> **Objective**
Your task is to output the entries below word for word.

> **Stored items from a collection**
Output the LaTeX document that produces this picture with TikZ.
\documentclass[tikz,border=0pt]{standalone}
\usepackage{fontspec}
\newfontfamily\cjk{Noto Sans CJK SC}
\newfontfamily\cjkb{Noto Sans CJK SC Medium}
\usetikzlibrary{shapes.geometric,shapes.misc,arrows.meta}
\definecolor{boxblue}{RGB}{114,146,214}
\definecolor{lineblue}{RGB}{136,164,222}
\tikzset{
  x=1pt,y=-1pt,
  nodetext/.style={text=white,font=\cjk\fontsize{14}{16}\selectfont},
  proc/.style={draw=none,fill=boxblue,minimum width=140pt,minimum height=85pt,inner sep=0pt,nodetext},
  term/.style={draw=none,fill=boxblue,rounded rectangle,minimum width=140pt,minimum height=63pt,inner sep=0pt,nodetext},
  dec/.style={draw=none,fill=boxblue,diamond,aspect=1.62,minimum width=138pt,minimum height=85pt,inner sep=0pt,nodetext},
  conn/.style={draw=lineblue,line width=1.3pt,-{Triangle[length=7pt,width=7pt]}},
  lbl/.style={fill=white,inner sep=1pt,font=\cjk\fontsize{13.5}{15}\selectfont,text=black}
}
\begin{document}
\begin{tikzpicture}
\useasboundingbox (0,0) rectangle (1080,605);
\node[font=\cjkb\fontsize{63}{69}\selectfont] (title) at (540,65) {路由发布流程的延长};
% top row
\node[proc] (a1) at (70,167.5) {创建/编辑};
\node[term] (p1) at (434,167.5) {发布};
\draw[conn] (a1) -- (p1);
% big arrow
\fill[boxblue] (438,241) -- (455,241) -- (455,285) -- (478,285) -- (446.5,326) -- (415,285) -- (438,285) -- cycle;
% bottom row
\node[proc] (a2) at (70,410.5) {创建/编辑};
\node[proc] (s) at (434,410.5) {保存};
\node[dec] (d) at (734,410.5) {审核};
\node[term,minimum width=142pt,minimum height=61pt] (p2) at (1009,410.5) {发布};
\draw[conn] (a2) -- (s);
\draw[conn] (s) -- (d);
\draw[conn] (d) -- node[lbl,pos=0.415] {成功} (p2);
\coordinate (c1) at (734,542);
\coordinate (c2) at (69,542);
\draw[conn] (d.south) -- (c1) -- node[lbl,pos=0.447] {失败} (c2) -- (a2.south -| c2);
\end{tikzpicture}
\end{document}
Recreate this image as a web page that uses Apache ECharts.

> **Answer**
Output the LaTeX document that produces this picture with TikZ.
\documentclass[tikz,border=0pt]{standalone}
\usepackage{fontspec}
\newfontfamily\cjk{Noto Sans CJK SC}
\newfontfamily\cjkb{Noto Sans CJK SC Medium}
\usetikzlibrary{shapes.geometric,shapes.misc,arrows.meta}
\definecolor{boxblue}{RGB}{114,146,214}
\definecolor{lineblue}{RGB}{136,164,222}
\tikzset{
  x=1pt,y=-1pt,
  nodetext/.style={text=white,font=\cjk\fontsize{14}{16}\selectfont},
  proc/.style={draw=none,fill=boxblue,minimum width=140pt,minimum height=85pt,inner sep=0pt,nodetext},
  term/.style={draw=none,fill=boxblue,rounded rectangle,minimum width=140pt,minimum height=63pt,inner sep=0pt,nodetext},
  dec/.style={draw=none,fill=boxblue,diamond,aspect=1.62,minimum width=138pt,minimum height=85pt,inner sep=0pt,nodetext},
  conn/.style={draw=lineblue,line width=1.3pt,-{Triangle[length=7pt,width=7pt]}},
  lbl/.style={fill=white,inner sep=1pt,font=\cjk\fontsize{13.5}{15}\selectfont,text=black}
}
\begin{document}
\begin{tikzpicture}
\useasboundingbox (0,0) rectangle (1080,605);
\node[font=\cjkb\fontsize{63}{69}\selectfont] (title) at (540,65) {路由发布流程的延长};
% top row
\node[proc] (a1) at (70,167.5) {创建/编辑};
\node[term] (p1) at (434,167.5) {发布};
\draw[conn] (a1) -- (p1);
% big arrow
\fill[boxblue] (438,241) -- (455,241) -- (455,285) -- (478,285) -- (446.5,326) -- (415,285) -- (438,285) -- cycle;
% bottom row
\node[proc] (a2) at (70,410.5) {创建/编辑};
\node[proc] (s) at (434,410.5) {保存};
\node[dec] (d) at (734,410.5) {审核};
\node[term,minimum width=142pt,minimum height=61pt] (p2) at (1009,410.5) {发布};
\draw[conn] (a2) -- (s);
\draw[conn] (s) -- (d);
\draw[conn] (d) -- node[lbl,pos=0.415] {成功} (p2);
\coordinate (c1) at (734,542);
\coordinate (c2) at (69,542);
\draw[conn] (d.south) -- (c1) -- node[lbl,pos=0.447] {失败} (c2) -- (a2.south -| c2);
\end{tikzpicture}
\end{document}
Recreate this image as a web page that uses Apache ECharts.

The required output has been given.